>> BEGIN Recorded data

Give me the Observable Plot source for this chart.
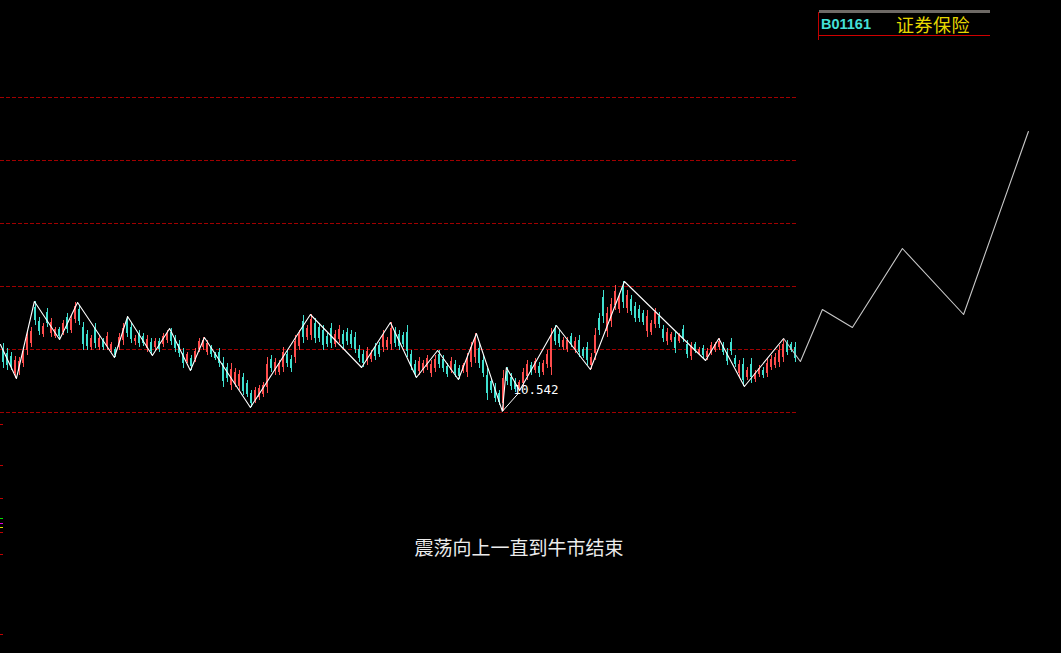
<!DOCTYPE html>
<html>
<head>
<meta charset="utf-8">
<script src="https://cdn.jsdelivr.net/npm/d3@7"></script>
<script src="https://cdn.jsdelivr.net/npm/@observablehq/plot@0.6"></script>
<style>
  html, body { margin: 0; padding: 0; background: #000; }
  #wrap { position: relative; width: 1061px; height: 653px; overflow: hidden; background: #000; }
  #wrap svg { position: absolute; left: 0; top: 0; }
  .ov { position: absolute; }
</style>
</head>
<body>
<div id="wrap"></div>
<script>
// ---- candle data (price units) ----
const high = [11.22,11.17,11.13,11.09,11.08,11.18,11.33,11.38,11.64,11.48,11.42,11.57,11.47,11.38,11.38,11.45,11.52,11.50,11.63,11.60,
11.43,11.35,11.30,11.42,11.30,11.27,11.33,11.23,11.18,11.32,11.42,11.49,11.42,11.30,11.35,11.32,11.30,11.27,11.27,11.27,
11.32,11.35,11.37,11.30,11.25,11.17,11.13,11.10,11.17,11.27,11.28,11.25,11.20,11.13,11.17,11.08,11.02,11.02,10.97,10.95,
10.92,10.85,10.75,10.78,10.80,10.83,11.08,11.10,11.07,11.05,11.18,11.15,11.10,11.30,11.35,11.50,11.40,11.51,11.47,11.42,
11.40,11.32,11.42,11.35,11.40,11.35,11.37,11.35,11.33,11.20,11.15,11.18,11.15,11.22,11.23,11.35,11.28,11.43,11.38,11.35,
11.33,11.40,11.15,11.05,11.08,11.05,11.10,11.05,11.10,11.15,11.10,11.02,11.08,11.05,11.00,11.02,11.12,11.23,11.32,11.22,
11.10,10.97,10.87,10.82,10.75,10.95,10.98,10.92,10.87,10.85,10.97,11.05,11.03,11.07,11.03,11.05,11.15,11.37,11.40,11.35,
11.28,11.28,11.32,11.28,11.30,11.18,11.23,11.12,11.37,11.52,11.75,11.58,11.67,11.80,11.72,11.84,11.75,11.70,11.63,11.60,
11.55,11.55,11.45,11.57,11.53,11.40,11.37,11.33,11.33,11.32,11.40,11.25,11.23,11.23,11.18,11.20,11.17,11.23,11.23,11.27,
11.23,11.17,11.27,11.10,11.05,11.07,10.98,11.07,10.95,11.00,10.98,11.07,11.10,11.12,11.20,11.27,11.25,11.23,11.23];
const low = [10.97,10.95,10.95,10.87,10.90,10.98,11.10,11.18,11.40,11.30,11.28,11.38,11.28,11.27,11.26,11.30,11.32,11.32,11.42,11.40,
11.15,11.15,11.15,11.17,11.15,11.15,11.15,11.13,11.08,11.15,11.20,11.28,11.22,11.20,11.18,11.19,11.13,11.10,11.15,11.13,
11.18,11.22,11.20,11.13,11.08,10.97,11.02,10.95,11.03,11.13,11.15,11.10,11.08,11.05,10.98,10.78,10.83,10.75,10.78,10.75,
10.70,10.68,10.58,10.62,10.65,10.68,10.72,10.93,10.90,10.90,10.93,10.98,10.93,11.02,11.15,11.22,11.25,11.25,11.22,11.23,
11.15,11.18,11.17,11.18,11.22,11.17,11.20,11.17,11.12,11.03,10.98,11.00,11.03,11.05,11.08,11.13,11.15,11.15,11.18,11.15,
11.18,11.08,10.95,10.88,10.90,10.92,10.95,10.88,10.93,10.97,10.93,10.88,10.92,10.88,10.86,10.92,10.88,10.98,11.02,10.97,
10.88,10.65,10.72,10.63,10.60,10.542,10.80,10.75,10.73,10.75,10.78,10.85,10.90,10.92,10.88,10.90,10.97,10.90,11.20,11.18,
11.15,11.13,11.18,11.12,11.08,11.07,11.00,10.96,11.05,11.30,11.42,11.28,11.38,11.55,11.52,11.57,11.52,11.50,11.43,11.43,
11.40,11.28,11.30,11.37,11.37,11.23,11.20,11.23,11.12,11.22,11.23,11.07,11.05,11.12,11.10,11.07,11.05,11.10,11.13,11.15,
11.10,11.00,11.10,10.98,10.88,10.79,10.85,10.82,10.83,10.88,10.87,10.88,10.95,10.97,10.98,11.03,11.10,11.13,11.03];
const open = [11.16,11.12,11.09,10.92,10.94,11.02,11.15,11.22,11.58,11.44,11.31,11.53,11.32,11.29,11.36,11.33,11.48,11.35,11.46,11.56,
11.38,11.31,11.18,11.37,11.18,11.25,11.19,11.15,11.16,11.18,11.25,11.44,11.38,11.24,11.31,11.29,11.17,11.23,11.18,11.24,
11.21,11.25,11.33,11.26,11.21,11.12,11.04,11.07,11.06,11.16,11.18,11.13,11.18,11.11,11.13,11.02,10.98,10.80,10.82,10.79,
10.88,10.82,10.72,10.65,10.68,10.71,10.78,11.06,10.94,10.93,10.98,11.11,11.06,11.08,11.19,11.44,11.28,11.30,11.42,11.38,
11.35,11.29,11.37,11.21,11.26,11.31,11.33,11.31,11.28,11.16,11.11,11.04,11.06,11.18,11.20,11.18,11.18,11.21,11.34,11.31,
11.30,11.33,11.11,11.01,10.94,10.95,10.98,10.92,10.97,11.11,11.06,10.99,10.95,11.01,10.97,10.94,10.93,11.03,11.08,11.17,
11.05,10.90,10.84,10.78,10.72,10.62,10.94,10.88,10.84,10.77,10.82,10.89,11.00,10.95,10.99,10.93,11.01,10.98,11.36,11.31,
11.18,11.16,11.29,11.16,11.25,11.16,11.18,11.00,11.12,11.47,11.68,11.34,11.44,11.60,11.56,11.78,11.57,11.66,11.59,11.56,
11.52,11.34,11.33,11.41,11.49,11.36,11.24,11.25,11.28,11.24,11.36,11.21,11.09,11.21,11.12,11.17,11.08,11.13,11.15,11.18,
11.20,11.13,11.23,11.07,10.92,11.01,10.88,11.01,10.86,10.91,10.95,10.92,10.98,11.00,11.03,11.08,11.22,11.21,11.18];
const close = [11.03,11.00,10.99,11.05,11.04,11.14,11.28,11.34,11.45,11.34,11.39,11.42,11.43,11.36,11.29,11.42,11.36,11.46,11.59,11.44,
11.21,11.19,11.27,11.22,11.27,11.18,11.29,11.21,11.10,11.28,11.37,11.32,11.26,11.27,11.22,11.22,11.26,11.14,11.24,11.16,
11.29,11.32,11.24,11.17,11.12,11.02,11.11,10.99,11.14,11.24,11.25,11.22,11.11,11.07,11.02,10.84,10.87,10.96,10.93,10.91,
10.74,10.71,10.62,10.75,10.77,10.80,11.01,10.97,11.03,11.02,11.13,11.02,10.97,11.24,11.31,11.28,11.37,11.46,11.27,11.27,
11.20,11.21,11.22,11.31,11.36,11.21,11.24,11.21,11.16,11.07,11.02,11.14,11.12,11.09,11.11,11.30,11.25,11.37,11.22,11.19,
11.21,11.14,10.99,10.92,11.04,11.02,11.07,11.01,11.06,11.01,10.97,10.91,11.04,10.92,10.89,11.00,11.07,11.18,11.26,11.02,
10.92,10.72,10.75,10.67,10.63,10.87,10.84,10.79,10.76,10.83,10.93,11.01,10.93,11.04,10.92,11.02,11.11,11.30,11.24,11.22,
11.25,11.25,11.21,11.24,11.13,11.09,11.05,11.08,11.30,11.35,11.49,11.52,11.61,11.74,11.68,11.63,11.70,11.54,11.47,11.47,
11.43,11.49,11.42,11.53,11.41,11.27,11.33,11.31,11.17,11.30,11.27,11.11,11.19,11.14,11.16,11.10,11.14,11.20,11.21,11.24,
11.13,11.04,11.14,11.01,11.01,10.85,10.95,10.88,10.92,10.97,10.90,11.02,11.06,11.08,11.15,11.21,11.13,11.15,11.07];

// ---- zigzag pivots (bar index, price) ----
const zigIdx   = [-0.7, 3.3, 7.8, 14.1, 18.6, 27.8, 31.1, 37.3, 41.6, 46.8, 50.3, 61.8, 76.8, 89.6, 96.8, 103.3, 108.6, 113.8, 118.3, 124.8, 125.8, 129.1, 138.3, 146.8, 155.3, 175.6, 178.9, 185.3, 195.1];
const zigPrice = [11.21, 10.87, 11.64, 11.26, 11.63, 11.08, 11.49, 11.10, 11.37, 10.95, 11.28, 10.58, 11.51, 10.98, 11.43, 10.88, 11.15, 10.86, 11.32, 10.542, 10.98, 10.75, 11.40, 10.96, 11.84, 11.05, 11.27, 10.79, 11.27];

// ---- projected path ----
const projIdx   = [195.1, 199.3, 204.8, 212.3, 224.8, 240.1, 256.3];
const projPrice = [11.27, 11.04, 11.56, 11.38, 12.17, 11.51, 13.34];

// ---- grid and label ----
const gridPrices = [10.535, 11.165, 11.795, 12.425, 13.055, 13.685];
const lowLabel = "10.542";
const leftRedTicks = [10.41, 10.00, 9.67, 9.33, 9.11, 8.31];
const leftColorTicks = [9.47, 9.42, 9.38];
const leftColorTickColors = ["#00e000", "#e000e0", "#e0e000"];
const caption = "震荡向上一直到牛市结束";
const code = "B01161";
const sector = "证券保险";

const UP = "#ff4d4d", DOWN = "#3fe0d0";
const candles = open.map((o, i) => ({i, o, c: close[i], h: high[i], l: low[i]}));
const ups = candles.filter(d => d.c >= d.o);
const downs = candles.filter(d => d.c < d.o);
const zig = zigIdx.map((i, k) => ({i, p: zigPrice[k]}));
const proj = projIdx.map((i, k) => ({i, p: projPrice[k]}));
const lowPt = zig.find(d => d.p === 10.542);

const xLeft = -0.675, xRight = 264.575, gridEnd = 198.8;
const crisp = {shapeRendering: "crispEdges"};

const chart = Plot.plot({
  width: 1061, height: 653,
  marginTop: 0, marginRight: 0, marginBottom: 0, marginLeft: 0,
  style: {background: "#000", overflow: "visible"},
  x: {domain: [xLeft, xRight], axis: null},
  y: {domain: [8.12, 14.65], axis: null},
  marks: [
    Plot.ruleY(gridPrices, {x1: xLeft, x2: gridEnd, stroke: "#a00000", strokeWidth: 1, strokeDasharray: "4,2", ...crisp}),
    Plot.ruleY(leftRedTicks, {x1: xLeft, x2: 0.1, stroke: "#c00000", strokeWidth: 1.5, ...crisp}),
    Plot.ruleY(leftColorTicks, {x1: xLeft, x2: 0.1, stroke: (d, k) => leftColorTickColors[k], strokeWidth: 1.5, ...crisp}),
    Plot.ruleX(ups, {x: "i", y1: "l", y2: "h", stroke: UP, strokeWidth: 1, ...crisp}),
    Plot.ruleX(downs, {x: "i", y1: "l", y2: "h", stroke: DOWN, strokeWidth: 1, ...crisp}),
    Plot.rect(ups, {x1: d => d.i - 0.26, x2: d => d.i + 0.26, y1: "o", y2: "c", fill: UP, ...crisp}),
    Plot.rect(downs, {x1: d => d.i - 0.26, x2: d => d.i + 0.26, y1: "o", y2: "c", fill: DOWN, ...crisp}),
    Plot.line(zig, {x: "i", y: "p", stroke: "#ffffff", strokeWidth: 1.1}),
    Plot.line(proj, {x: "i", y: "p", stroke: "#c8c8c8", strokeWidth: 1.1}),
    Plot.link([lowPt], {x1: "i", y1: "p", x2: d => d.i + 4, y2: d => d.p + 0.18, stroke: "#ffffff", strokeWidth: 1}),
    Plot.text([lowPt], {x: "i", y: "p", text: () => lowLabel, dx: 11, dy: -21, textAnchor: "start",
      fill: "#ffffff", fontFamily: "DejaVu Sans Mono", fontSize: 12.5})
  ]
});
const wrap = document.getElementById("wrap");
wrap.appendChild(chart);

function addDiv(css, text) {
  const d = document.createElement("div");
  d.className = "ov";
  d.style.cssText = css;
  if (text) d.textContent = text;
  wrap.appendChild(d);
  return d;
}
// header box (top right)
addDiv("left:819px;top:10px;width:171px;height:3px;background:#6e6a66;");
addDiv("left:818px;top:12px;width:1px;height:28px;background:#c00000;");
addDiv("left:819px;top:35px;width:171px;height:1px;background:#d00000;");
addDiv("left:821px;top:14px;font:bold 14.5px 'Liberation Sans', Arial, sans-serif;color:#44e0d8;line-height:20px;", code);
addDiv("left:896px;top:12px;font:18px 'Noto Sans CJK SC', sans-serif;color:#e6d800;line-height:24px;letter-spacing:0.5px;", sector);
// caption
addDiv("left:319px;top:534px;width:400px;text-align:center;font:19px 'Noto Sans CJK SC', sans-serif;color:#ececec;line-height:26px;", caption);
</script>
</body>
</html>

>> END Recorded data

▶ _Task to carry out_: Find "chart". Copy every line it occurs in.

▶ _Result of the exercise_:
Give me the Observable Plot source for this chart.
const chart = Plot.plot({
wrap.appendChild(chart);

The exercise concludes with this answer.